We have demonstrated theoretically and experimentally influence of the laser intensity on efficiency of generation of EIA with the laser light of specific ellipticity. We can also say that the results show different influence of the laser ellipticity on the EIA depending on the laser intensity. The two sentences emphasize the fact that observed EIA behavior is result of combined effect of the laser ellipticity and intensity. Our results show that maximum of the EIA occurs for linearly polarized light when the laser intensity is low, and that maximum of the EIA amplitude moves towards higher laser ellipticity as the laser power increases. For higher laser intensity elliptically polarized light can enhance EIA amplitudes by a large factor in respect to linearly polarized light.
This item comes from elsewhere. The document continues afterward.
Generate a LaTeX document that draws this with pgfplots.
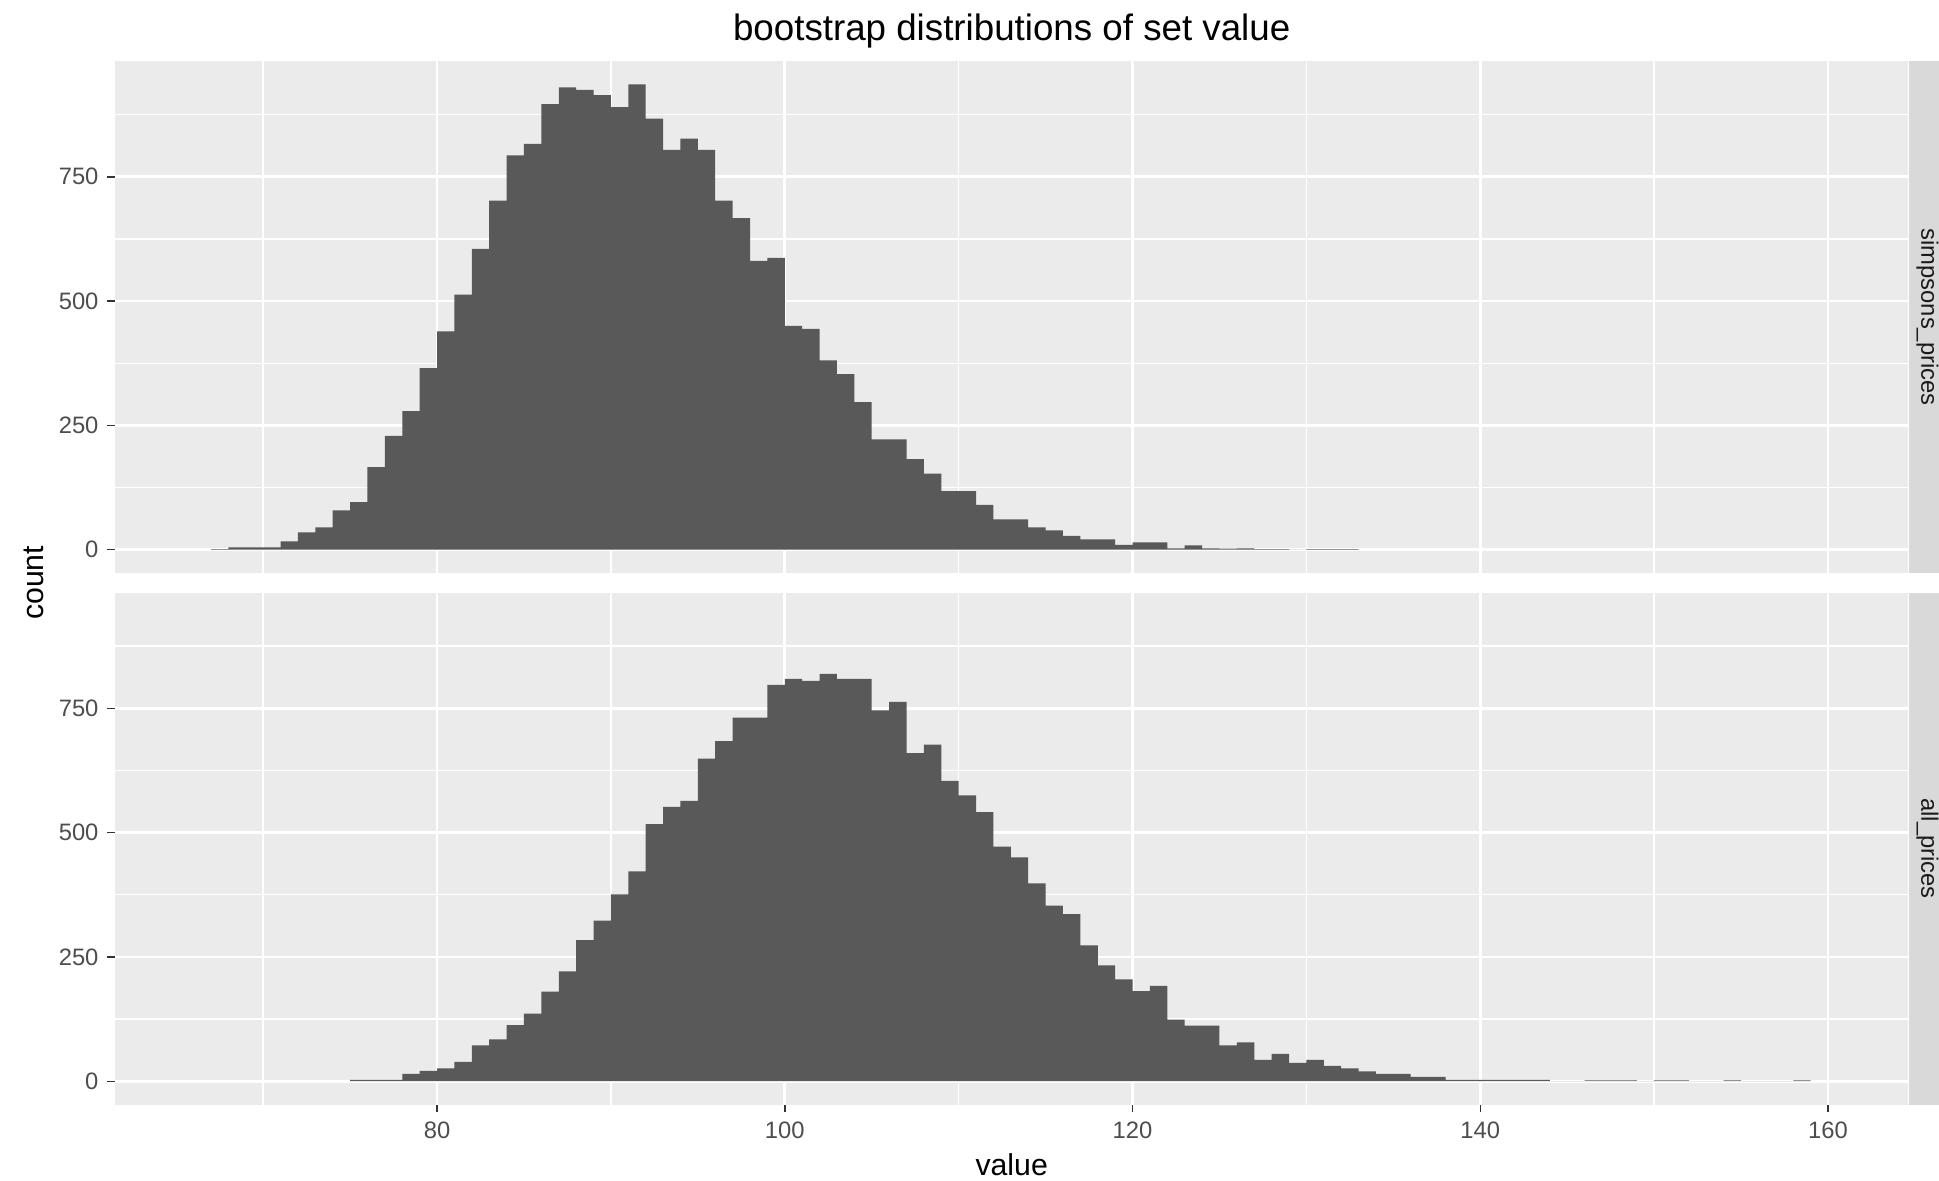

We have also presented the behavior of EIA widths depending on both laser power and ellipticity. Calculated dependence of the population of Zeeman sublevels of the ground hyperfine level, and results with no Doppler effect (some relevant results were previously published ) helped to understand that observed behavior of the EIA at arbitrary laser ellipticity and power is not the result of an effect of a single parameter. Instead, EIA behavior at different laser power and ellipticity is due to (1) optical pumping into Zeeman sublevels, (2) contributions of different Zeeman sublevels to the total laser absorption even at high laser power, and (3) atomic velocity.
This work was supported by the Ministry of science of the Republic of Serbia, under grant number 141003.